Kemudian mari kita bandingkan dengan gaji anggota DPR, tunjangan perbulannya dan uang operasional lainya apakah hal tersebut setara? Pekerjaan mereka lebih santai duduk di kursi yang empuk, ruangan ber AC, anti debu dan polusi tentunya. Tapi tidak dengan korupsi dan kolusi yang memang sudah menjadi ciri khas setiap anggota dewan. Tentu saja tidak semuanya tetapi hampir merata. Diketahui pendapatan anggota dewan per bulan mencapai Rp 36.000.000-45.000.000 meliputi gaji serta tunjangannya.

Darimana pendapatan anggota DPRD tersebut, secara rinci pendapatan mereka diperoleh dari beberapa item sebagai berikut per bulan.

  1. Gaji pokok DPRD Kabupaten sebesar Rp 2.100.000.
  2. Uang Representasi DPRD Kabupaten sebesar Rp 1.575.000.
  3. Uang Paket DPRD Kabupaten sebesar Rp 157.000.
  4. Tunjangan Jabatan DPRD Kabupaten sebesar Rp 2.283.750.
  5. Tunjangan Keluarga DPRD Kabupaten sebesar Rp 220.000.
  6. Tunjangan Transportasi DPRD Kabupaten Rp 12.000.000.
  7. Tunjangan Alat Kelengkapan DPRD Kabupaten Rp 91.350.
  8. Tunjangan Beras DPRD Kabupaten sebesar Rp 289.000 .
  9. Tunjangan Reses DPRD Kabupaten sebesar Rp 2.625.000.
  10. Tunjangan Perumahan DPRD Kabupaten adalah Rp 12.000.000.
  11. Tunjangan Komunikasi Intensif DPRD Kabupaten sebesar Rp 10.500.000.

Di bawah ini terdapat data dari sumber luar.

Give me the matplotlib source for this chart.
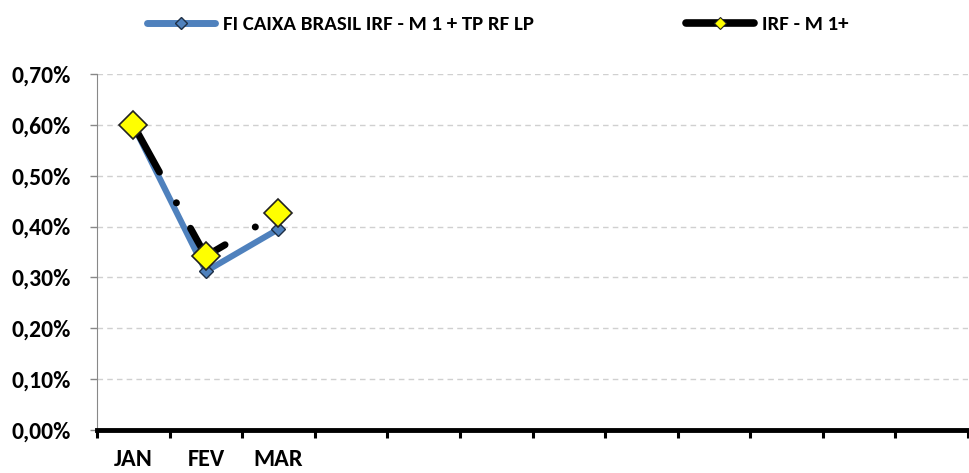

Silahkan dihitung sendiri berapa totalnya perbulan. Dengan perbandingan tersebut anehnya justru tidak menjadi cermin bagi para birokrat. Melainkan justru membuat peraturan dan kebijakan seenak udelnya sendiri. Undang-undang Omnibus Law misalnya yang justru banyak melahirkan kerugian-kerugian bagi para pekerja. Dan lagi tidak adanya payung hukum yang tetap pada pekerja harian lepas seperti kuli bangunan, ojol dan lain-lain.

Para birokrat yang dengan pede menyebut dirinya sebagai wakil rakyat. Dan dipilih oleh rakyat melalui bilik suara. Nampaknya justru sangat senang dan bernafsu melihat rakyatnya kelaparan, kekurangan, dan banyak hutang. Ini terbukti dengan banyak diterbitkannya undang-undang dan peraturan yang syarat dengan kepentingan bisnis para pemodal. Yang secara jelas mengesampingkan nilai moral dan sosial. Dengan dalih keamanan investasi, namun secara perlahan rakyatnya di “mutilasi”.